The AFA held its annual National Practitioner Roadshow during July, visiting seven state capitals and presenting six speakers to attendees.
The theme of the roadshow – Unfold Your Next Step – was picked up by AFA Chief Executive, Phil Kewin, who pointed out that advice was going through a perfect storm of related issues, including proposed changes to education standards and codes of ethics, ASIC investigations, Parliamentary inquires and the ongoing Royal Commission into Banking and Financial Services.
Kewin said advisers not only had to navigate this storm for themselves but also for clients reminding attendees that Royal Commissions do take place and at present it was the wider financial advice sector which was under the microscope. This event, however, did not remove the need for good advice and for professional practitioners to deliver it.
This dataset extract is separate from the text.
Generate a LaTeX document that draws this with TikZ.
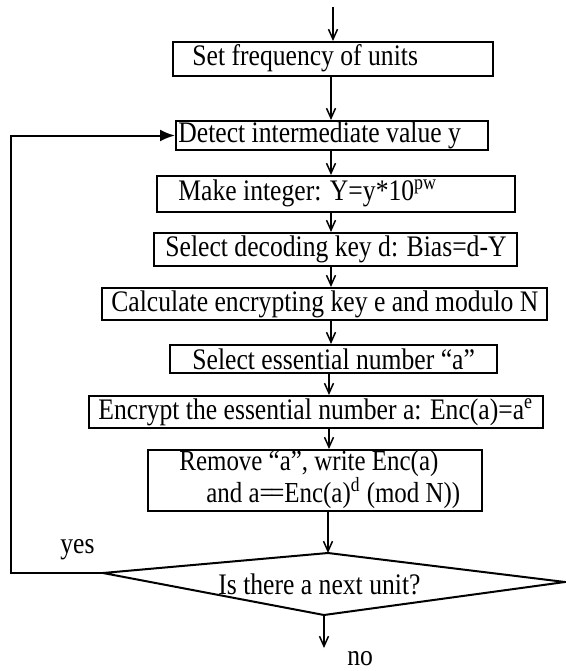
\documentclass[tikz,border=0pt]{standalone}
\usepackage{fontspec}
\setmainfont[FakeStretch=0.86]{Liberation Serif}
\usetikzlibrary{arrows.meta}
\begin{document}
\begin{tikzpicture}[x=0.5pt,y=-0.5pt,
  box/.style={draw,line width=1pt,inner sep=0pt,minimum width=#1},
  txt/.style={inner sep=0pt,anchor=west,font=\fontsize{14.9}{14}\selectfont},
  arr/.style={line width=0.75pt,-{Straight Barb[length=5pt,width=4.5pt,line width=0.75pt]}},
  looparr/.style={line width=1pt,-{Latex[length=7.5pt,width=6pt]}},
  edge/.style={line width=1pt}]
\useasboundingbox (0,0) rectangle (566,671);
% boxes
\node[box=160pt,minimum height=17pt] (b1) at (333,59) {};
\node[box=156pt,minimum height=14.5pt] (b2) at (332,135.5) {};
\node[box=179pt,minimum height=18pt] (b3) at (336,194) {};
\node[box=181.5pt,minimum height=16.5pt] (b4) at (335.5,249.5) {};
\node[box=222.5pt,minimum height=16pt] (b5) at (324.5,304) {};
\node[box=163.5pt,minimum height=14pt] (b6) at (333.5,359) {};
\node[box=227pt,minimum height=16pt] (b7) at (316,412) {};
\node[box=167pt,minimum height=30.5pt] (b8) at (315,480.5) {};
% texts
\node[txt] (t1) at (192,58) {Set frequency of units};
\node[txt] (t2) at (178,135) {Detect intermediate value y};
\node[txt] (t3) at (178,193) {Make integer: Y=y*10\textsuperscript{pw}};
\node[txt] (t4) at (165,249) {Select decoding key d: Bias=d-Y};
\node[txt] (t5) at (111,304) {Calculate encrypting key e and modulo N};
\node[txt] (t6) at (192,359) {Select essential number “a”};
\node[txt] (t7) at (98,412) {Encrypt the essential number a: Enc(a)=a\textsuperscript{e}};
\node[txt,anchor=base west,text depth=0pt,font=\fontsize{14.5}{14}\selectfont] (t8a) at (179,470) {Remove “a”, write Enc(a)};
\node[txt,anchor=base west,text height=9pt,font=\fontsize{14.5}{14}\selectfont] (t8b) at (206,502) {and a=\kern-0.12em=Enc(a)\textsuperscript{d} (mod N))};
% diamond
\coordinate (dl) at (103,573);
\coordinate (dt) at (328,553);
\coordinate (dr) at (565,582);
\coordinate (db) at (324,615);
\draw[edge] (dl) -- (dt) -- (dr) -- (db) -- cycle;
\node[txt] (t9) at (218,584) {Is there a next unit?};
\node[txt] (yes) at (60,550) {yes};
\node[txt] (no) at (347,659) {no};
% axis coordinates
\coordinate (start) at (333,7);
\coordinate (ax) at (331,0);
\coordinate (ax2) at (329,0);
\coordinate (noend) at (324,648);
\coordinate (lc) at (11,573);
% arrows
\draw[arr] (start) -- (b1.north -| start);
\draw[arr] (b1.south -| ax) -- (b2.north -| ax);
\draw[arr] (b2.south -| ax) -- (b3.north -| ax);
\draw[arr] (b3.south -| ax) -- (b4.north -| ax);
\draw[arr] (b4.south -| ax) -- (b5.north -| ax);
\draw[arr] (b5.south -| ax) -- (b6.north -| ax);
\draw[arr] (b6.south -| ax2) -- (b7.north -| ax2);
\draw[arr] (b7.south -| ax2) -- (b8.north -| ax2);
\draw[arr] (b8.south -| dt) -- (dt);
\draw[arr] (db) -- (noend);
\draw[looparr] (dl) -- (lc) |- (b2.west);
\end{tikzpicture}
\end{document}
AFA General Manager, Policy and Professionalism, Phil Anderson picked up on this idea and encouraged advisers to continue to believe in the value of what they do each day despite the difficult questions and issues raised by the Royal Commissions examination of financial advice.
Anderson said despite questions being raised around vertical integration there had been no widespread call for its removal while the calls for the complete end of grandfathered commission had been built on the incorrect assumption these funds would return to consumers instead of being retained by product providers.
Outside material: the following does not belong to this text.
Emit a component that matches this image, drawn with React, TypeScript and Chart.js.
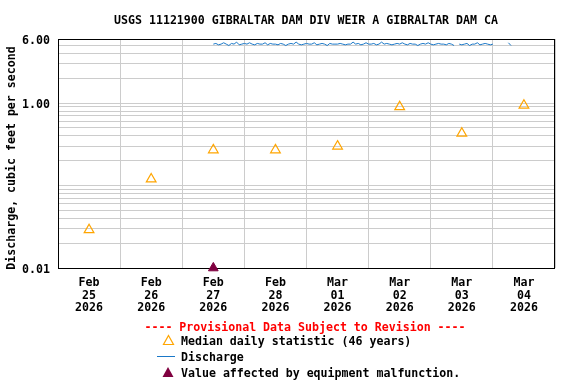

On the issue of proposed professional and education standards, Anderson said the AFA was supportive of a move to new, higher minimum standard for advisers but remained concerned that FASEA has not consider professional development training, nor the impact the proposed standards would have on older advisers.
He added the proposed standards exceeded those outlined by the Federal Government and ignored the specialist nature of financial advice, particularly in the area of life insurance.
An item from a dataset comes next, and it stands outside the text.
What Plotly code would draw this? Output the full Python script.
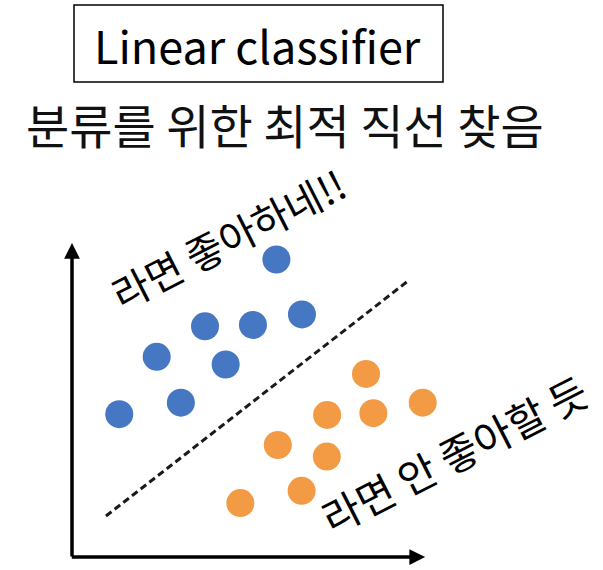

Taking a different approach, Netwealth Joint Managing Director, Matt Heine examined how friction in the financial advice process could be removed through the use of technology. Heine defined friction as any point in a consumer related process which slowed or impaired the delivery of service and highlighted how Amazon had removed friction in as many of its interactions as possible.
He said the elimination of friction in business and financial services was the new norm, and this includes financial advice. As such, advisers should re-examine their processes and documentation to remove any points which hindered their clients from receiving what they needed from their adviser.